Here’s what I read somewhere not so long ago: “Rye has long been the underdog grain, associated with the lower class.” Well, things have changed, wheels turn, and this cereal grain is now sought after and subject to special attention — at least in the world of craft beers.

It’s true that rye was once used mainly as fodder. But was it necessity, or rather its very distinct taste, that called attention to it? And made it first appear in a German beer (or maybe a Finnish one)?

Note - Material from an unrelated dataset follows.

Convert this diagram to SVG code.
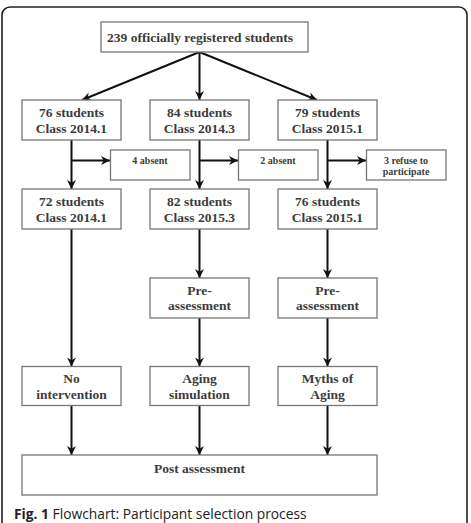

The fact remains that this cereal was found first in roggenbier and sahti — rye was also very popular in Eastern European countries, with kvass — and then in American wheat, bitter, stout, even Saison, and finally in IPAs: Black Rye IPA, and Rye IPA.

And it’s an absolutely justifiable success.

Evidence is this LA Rye IPA (subtitled “Intensely Hoppy”) from the Lervig Aktiebryggeri microbrewery (Stavanger, Norway) — little known, and yet named by ratebeer among the “Top Brewers in the World” in 2015.

This beer is simply excellent. Bitter (100 IBUs), quite strong (8.5% ABV), herbaceous and resinous, this zesty and grassy Rye IPA with tropical fruit and pepper overtones offers your palate a gorgeous dry end with a long hoppy bitter trace underneath. In short, do not avoid this magnificent small journey, and embark immediately.